### Required task:
Within the records that follow, restate exactly the lines from the line with "Clone this chart in matplotlib." down to the line with "plt.rcParams['font.family'] = ['Liberation", including both. Omit the pictures.

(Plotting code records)
=-=-=-=-=

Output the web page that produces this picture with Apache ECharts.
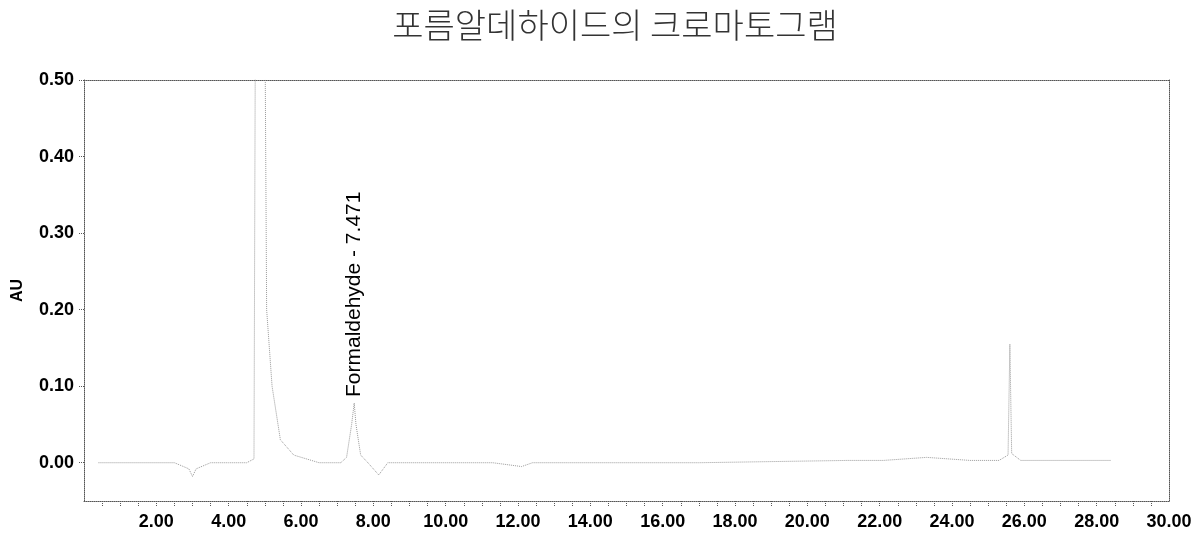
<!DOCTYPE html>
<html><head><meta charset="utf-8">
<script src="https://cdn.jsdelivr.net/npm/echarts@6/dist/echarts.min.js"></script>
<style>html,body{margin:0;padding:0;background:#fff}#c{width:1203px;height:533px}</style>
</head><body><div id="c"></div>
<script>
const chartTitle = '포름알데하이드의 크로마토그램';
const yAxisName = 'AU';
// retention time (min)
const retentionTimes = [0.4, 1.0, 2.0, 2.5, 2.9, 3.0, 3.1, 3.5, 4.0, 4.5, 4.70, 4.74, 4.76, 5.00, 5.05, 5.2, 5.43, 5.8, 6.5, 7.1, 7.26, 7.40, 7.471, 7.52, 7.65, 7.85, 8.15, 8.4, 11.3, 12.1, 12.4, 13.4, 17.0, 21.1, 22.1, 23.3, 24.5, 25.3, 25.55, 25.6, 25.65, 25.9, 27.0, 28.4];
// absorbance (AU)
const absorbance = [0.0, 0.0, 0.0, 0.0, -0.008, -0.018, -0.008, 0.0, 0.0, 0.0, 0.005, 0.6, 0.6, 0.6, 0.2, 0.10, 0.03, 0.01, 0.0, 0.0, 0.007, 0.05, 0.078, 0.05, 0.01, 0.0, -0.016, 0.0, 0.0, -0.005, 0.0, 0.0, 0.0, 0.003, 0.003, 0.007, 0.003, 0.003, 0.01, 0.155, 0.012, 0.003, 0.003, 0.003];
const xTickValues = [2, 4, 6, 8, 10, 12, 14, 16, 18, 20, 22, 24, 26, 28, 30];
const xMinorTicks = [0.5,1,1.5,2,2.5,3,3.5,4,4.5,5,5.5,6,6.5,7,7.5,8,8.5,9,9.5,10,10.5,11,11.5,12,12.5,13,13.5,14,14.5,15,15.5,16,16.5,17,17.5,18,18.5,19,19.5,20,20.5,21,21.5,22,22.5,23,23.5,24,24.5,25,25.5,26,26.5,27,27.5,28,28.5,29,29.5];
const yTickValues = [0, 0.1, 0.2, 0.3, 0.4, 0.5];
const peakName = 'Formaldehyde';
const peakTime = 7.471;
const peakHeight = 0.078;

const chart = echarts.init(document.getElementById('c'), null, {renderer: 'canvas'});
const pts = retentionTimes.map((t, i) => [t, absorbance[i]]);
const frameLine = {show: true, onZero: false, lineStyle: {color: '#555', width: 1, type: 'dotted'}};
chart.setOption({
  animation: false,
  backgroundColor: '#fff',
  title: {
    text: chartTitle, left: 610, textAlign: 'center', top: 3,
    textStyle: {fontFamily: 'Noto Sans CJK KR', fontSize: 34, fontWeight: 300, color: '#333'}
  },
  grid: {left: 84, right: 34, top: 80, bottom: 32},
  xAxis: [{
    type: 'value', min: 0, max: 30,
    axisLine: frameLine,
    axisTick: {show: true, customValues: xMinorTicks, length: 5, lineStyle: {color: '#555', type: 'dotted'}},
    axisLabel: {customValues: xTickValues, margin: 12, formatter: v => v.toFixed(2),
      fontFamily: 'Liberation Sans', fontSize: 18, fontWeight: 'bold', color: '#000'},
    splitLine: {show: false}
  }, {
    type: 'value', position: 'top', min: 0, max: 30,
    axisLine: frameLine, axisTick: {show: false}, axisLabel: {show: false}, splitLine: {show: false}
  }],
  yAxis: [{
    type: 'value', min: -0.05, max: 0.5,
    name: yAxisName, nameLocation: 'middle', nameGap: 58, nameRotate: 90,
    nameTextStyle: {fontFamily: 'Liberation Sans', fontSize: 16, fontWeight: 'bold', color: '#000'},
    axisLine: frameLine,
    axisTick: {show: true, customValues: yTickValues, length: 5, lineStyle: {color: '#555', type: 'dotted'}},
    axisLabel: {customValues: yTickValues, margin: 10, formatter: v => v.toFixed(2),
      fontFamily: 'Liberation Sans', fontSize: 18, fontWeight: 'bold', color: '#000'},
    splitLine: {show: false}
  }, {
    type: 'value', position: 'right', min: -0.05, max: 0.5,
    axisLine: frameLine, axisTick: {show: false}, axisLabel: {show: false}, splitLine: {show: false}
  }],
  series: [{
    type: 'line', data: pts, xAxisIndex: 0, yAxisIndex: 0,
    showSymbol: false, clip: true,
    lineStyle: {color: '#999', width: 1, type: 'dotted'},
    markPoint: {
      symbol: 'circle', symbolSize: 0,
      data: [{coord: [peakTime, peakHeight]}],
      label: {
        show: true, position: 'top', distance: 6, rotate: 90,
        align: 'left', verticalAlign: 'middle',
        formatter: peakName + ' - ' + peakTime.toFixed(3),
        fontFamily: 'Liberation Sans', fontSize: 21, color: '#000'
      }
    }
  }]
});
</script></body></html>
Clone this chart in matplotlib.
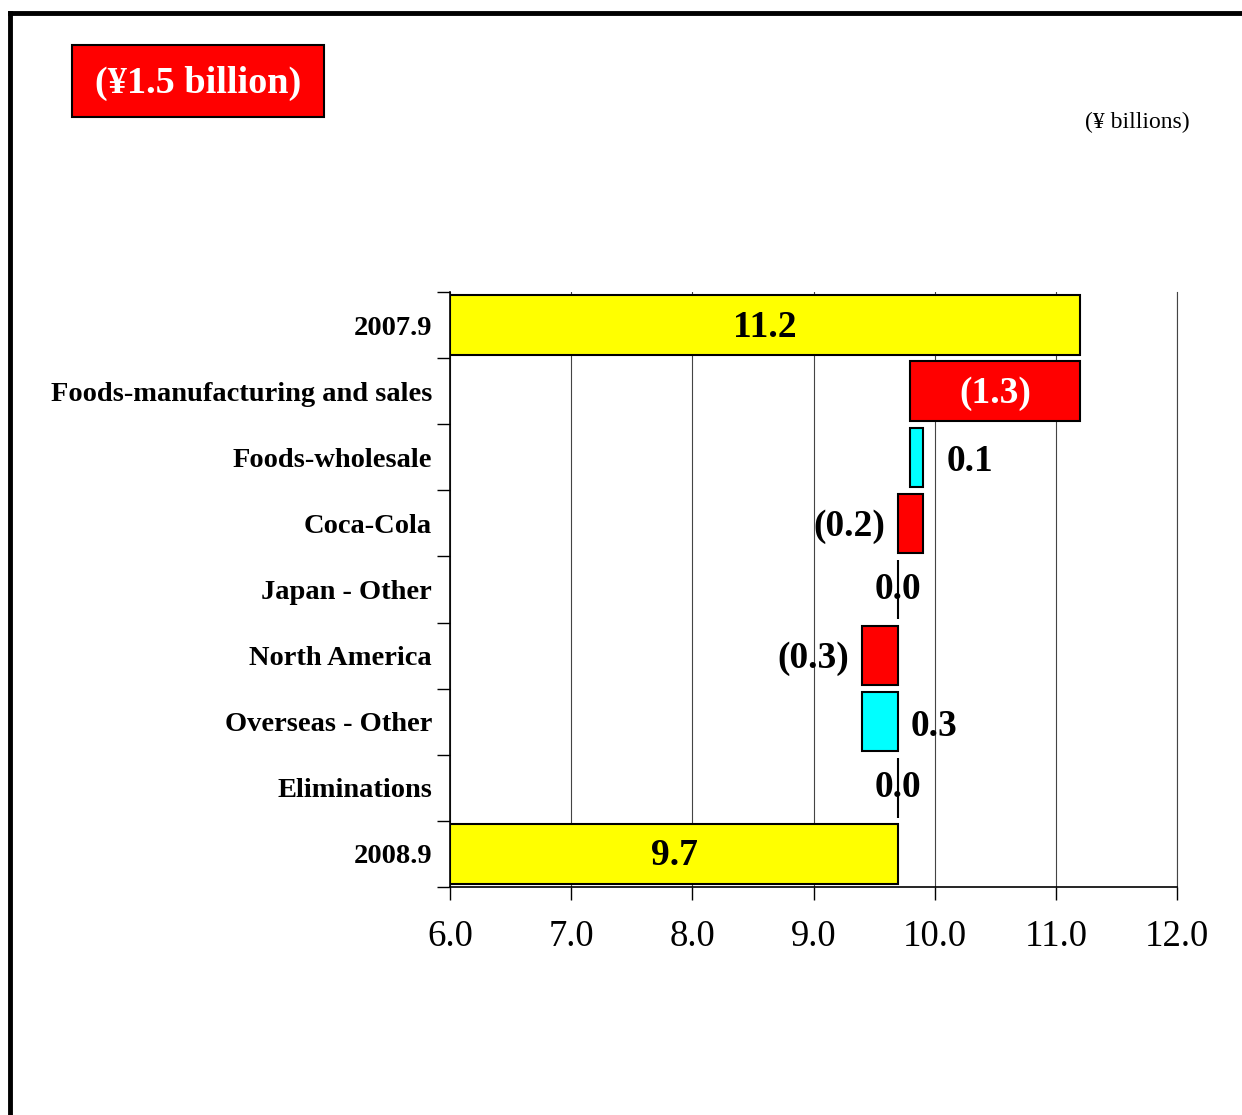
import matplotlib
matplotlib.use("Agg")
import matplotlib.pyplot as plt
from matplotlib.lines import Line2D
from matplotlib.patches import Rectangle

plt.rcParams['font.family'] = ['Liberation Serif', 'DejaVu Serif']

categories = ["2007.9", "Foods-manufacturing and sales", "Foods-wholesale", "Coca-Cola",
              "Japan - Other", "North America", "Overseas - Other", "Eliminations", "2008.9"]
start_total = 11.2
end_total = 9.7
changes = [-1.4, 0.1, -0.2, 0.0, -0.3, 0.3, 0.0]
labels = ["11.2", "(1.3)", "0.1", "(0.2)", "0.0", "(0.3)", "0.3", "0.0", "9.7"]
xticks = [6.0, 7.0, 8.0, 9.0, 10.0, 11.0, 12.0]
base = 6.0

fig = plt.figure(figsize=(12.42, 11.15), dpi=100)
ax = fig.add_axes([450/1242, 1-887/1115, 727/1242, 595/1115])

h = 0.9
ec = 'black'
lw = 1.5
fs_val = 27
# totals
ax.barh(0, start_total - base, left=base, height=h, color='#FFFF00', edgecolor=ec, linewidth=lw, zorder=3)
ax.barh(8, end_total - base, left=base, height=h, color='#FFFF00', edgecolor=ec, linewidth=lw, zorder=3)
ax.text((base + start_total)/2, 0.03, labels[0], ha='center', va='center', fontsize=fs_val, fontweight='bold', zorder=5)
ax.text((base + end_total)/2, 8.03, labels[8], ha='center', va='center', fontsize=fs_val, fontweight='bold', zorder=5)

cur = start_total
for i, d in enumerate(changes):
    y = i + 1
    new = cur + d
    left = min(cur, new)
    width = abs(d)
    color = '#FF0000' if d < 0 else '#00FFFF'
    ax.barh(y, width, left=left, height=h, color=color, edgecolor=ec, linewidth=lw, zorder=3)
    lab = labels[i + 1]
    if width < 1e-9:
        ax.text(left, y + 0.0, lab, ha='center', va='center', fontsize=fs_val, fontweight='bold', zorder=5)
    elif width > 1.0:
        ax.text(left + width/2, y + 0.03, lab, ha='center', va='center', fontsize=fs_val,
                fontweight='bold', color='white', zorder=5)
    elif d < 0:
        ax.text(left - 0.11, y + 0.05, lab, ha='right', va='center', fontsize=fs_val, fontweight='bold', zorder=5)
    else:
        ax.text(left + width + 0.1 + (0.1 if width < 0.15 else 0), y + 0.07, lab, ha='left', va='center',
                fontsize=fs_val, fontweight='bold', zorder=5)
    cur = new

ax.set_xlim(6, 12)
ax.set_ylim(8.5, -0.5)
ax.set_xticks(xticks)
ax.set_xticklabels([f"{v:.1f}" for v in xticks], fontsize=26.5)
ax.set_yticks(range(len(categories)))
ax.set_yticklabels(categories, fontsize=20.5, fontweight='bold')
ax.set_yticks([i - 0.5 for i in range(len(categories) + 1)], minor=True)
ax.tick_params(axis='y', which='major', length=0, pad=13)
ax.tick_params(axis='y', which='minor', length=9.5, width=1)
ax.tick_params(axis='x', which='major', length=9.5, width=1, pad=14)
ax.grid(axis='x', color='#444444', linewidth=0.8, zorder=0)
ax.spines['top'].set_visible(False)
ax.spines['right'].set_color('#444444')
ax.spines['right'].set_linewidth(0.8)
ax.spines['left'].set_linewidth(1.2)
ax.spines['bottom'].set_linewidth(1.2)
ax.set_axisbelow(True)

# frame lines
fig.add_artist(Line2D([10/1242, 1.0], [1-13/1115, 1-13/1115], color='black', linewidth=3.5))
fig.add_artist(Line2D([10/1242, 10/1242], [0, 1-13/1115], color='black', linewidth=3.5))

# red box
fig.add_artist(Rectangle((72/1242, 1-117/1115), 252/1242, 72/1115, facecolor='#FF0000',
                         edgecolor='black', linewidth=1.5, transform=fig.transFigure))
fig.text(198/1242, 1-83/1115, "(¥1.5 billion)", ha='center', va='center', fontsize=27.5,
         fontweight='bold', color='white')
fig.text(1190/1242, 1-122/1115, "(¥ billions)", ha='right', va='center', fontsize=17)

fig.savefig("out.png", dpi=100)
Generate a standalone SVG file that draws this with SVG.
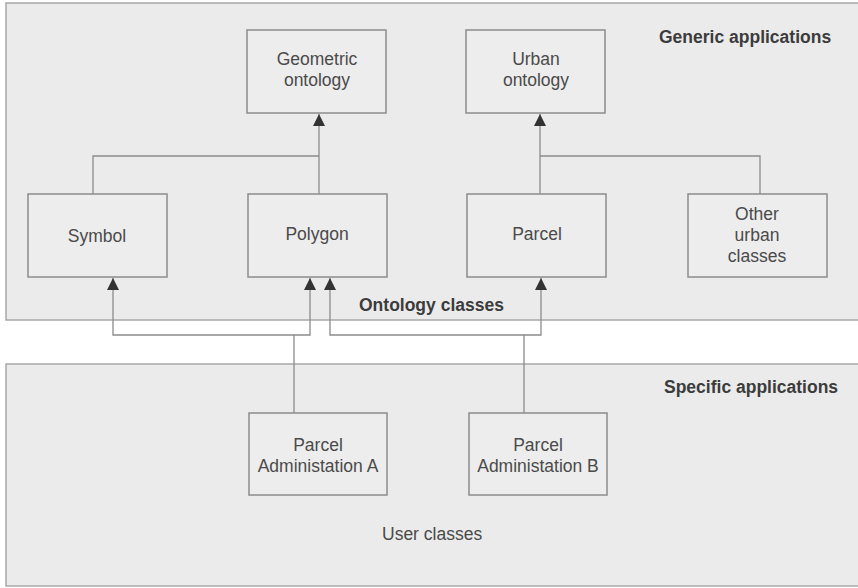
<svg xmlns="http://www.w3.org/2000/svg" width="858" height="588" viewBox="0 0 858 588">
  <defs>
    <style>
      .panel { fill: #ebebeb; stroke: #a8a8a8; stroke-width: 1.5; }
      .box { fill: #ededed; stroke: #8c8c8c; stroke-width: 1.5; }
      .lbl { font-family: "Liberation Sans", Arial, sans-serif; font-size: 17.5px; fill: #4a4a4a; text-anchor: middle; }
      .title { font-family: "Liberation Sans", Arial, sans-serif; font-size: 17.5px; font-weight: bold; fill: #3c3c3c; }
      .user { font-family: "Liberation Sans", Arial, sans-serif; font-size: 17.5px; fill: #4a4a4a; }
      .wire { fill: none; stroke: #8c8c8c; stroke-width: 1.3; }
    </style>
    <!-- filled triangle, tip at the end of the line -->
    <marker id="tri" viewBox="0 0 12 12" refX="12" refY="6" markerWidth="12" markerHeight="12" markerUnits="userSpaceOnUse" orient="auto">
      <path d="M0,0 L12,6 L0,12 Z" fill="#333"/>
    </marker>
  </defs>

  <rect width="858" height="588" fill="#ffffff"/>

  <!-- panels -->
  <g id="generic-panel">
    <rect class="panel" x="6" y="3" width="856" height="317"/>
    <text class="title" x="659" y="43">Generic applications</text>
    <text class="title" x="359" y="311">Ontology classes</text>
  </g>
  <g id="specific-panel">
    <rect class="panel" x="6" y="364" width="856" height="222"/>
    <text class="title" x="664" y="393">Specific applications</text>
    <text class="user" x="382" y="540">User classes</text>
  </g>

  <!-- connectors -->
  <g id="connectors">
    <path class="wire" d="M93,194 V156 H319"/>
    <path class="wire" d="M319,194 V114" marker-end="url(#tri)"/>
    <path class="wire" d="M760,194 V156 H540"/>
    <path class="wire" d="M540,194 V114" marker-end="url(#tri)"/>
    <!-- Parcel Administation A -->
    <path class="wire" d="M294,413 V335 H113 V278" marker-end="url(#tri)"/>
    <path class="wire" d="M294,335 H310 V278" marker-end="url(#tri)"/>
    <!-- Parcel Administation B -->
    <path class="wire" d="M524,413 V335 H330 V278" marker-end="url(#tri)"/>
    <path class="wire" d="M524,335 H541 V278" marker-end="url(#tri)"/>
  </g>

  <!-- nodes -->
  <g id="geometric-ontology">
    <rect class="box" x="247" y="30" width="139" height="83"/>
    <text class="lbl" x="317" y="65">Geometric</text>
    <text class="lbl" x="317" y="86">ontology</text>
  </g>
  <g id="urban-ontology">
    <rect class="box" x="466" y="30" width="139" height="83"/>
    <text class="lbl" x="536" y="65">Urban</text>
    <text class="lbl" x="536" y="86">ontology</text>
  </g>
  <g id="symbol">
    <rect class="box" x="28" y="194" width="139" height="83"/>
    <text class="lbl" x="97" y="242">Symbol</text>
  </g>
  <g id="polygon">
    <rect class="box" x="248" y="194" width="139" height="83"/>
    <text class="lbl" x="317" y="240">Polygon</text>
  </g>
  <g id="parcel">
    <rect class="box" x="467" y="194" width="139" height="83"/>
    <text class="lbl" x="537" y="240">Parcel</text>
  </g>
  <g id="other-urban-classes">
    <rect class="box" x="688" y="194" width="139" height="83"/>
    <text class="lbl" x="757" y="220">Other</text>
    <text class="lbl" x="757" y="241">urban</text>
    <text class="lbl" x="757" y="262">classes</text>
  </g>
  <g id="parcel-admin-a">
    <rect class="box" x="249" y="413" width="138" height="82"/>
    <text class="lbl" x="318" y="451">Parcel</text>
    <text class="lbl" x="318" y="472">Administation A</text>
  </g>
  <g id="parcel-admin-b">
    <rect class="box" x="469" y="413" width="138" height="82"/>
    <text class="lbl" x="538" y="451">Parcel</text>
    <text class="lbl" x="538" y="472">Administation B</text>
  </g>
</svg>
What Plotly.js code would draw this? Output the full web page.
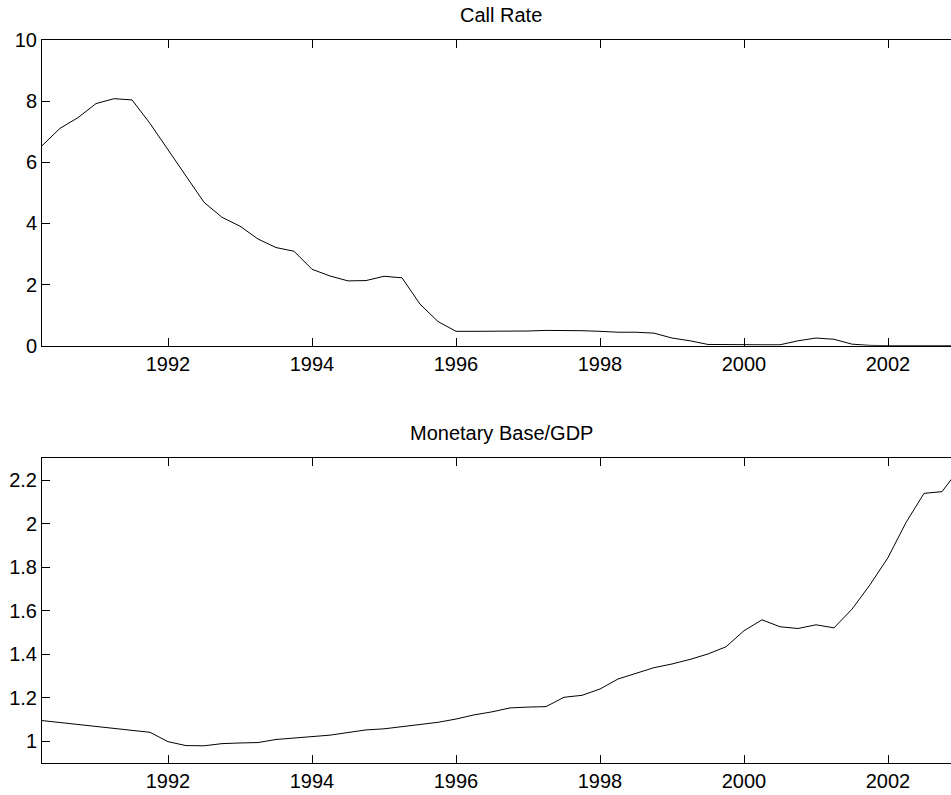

=-=-=-=-=

### Correct answer:
Clone this chart in matplotlib.
import matplotlib
matplotlib.use("Agg")
import matplotlib.pyplot as plt
from matplotlib.lines import Line2D
from matplotlib.patches import Rectangle

plt.rcParams['font.family'] = ['Liberation Serif', 'DejaVu Serif']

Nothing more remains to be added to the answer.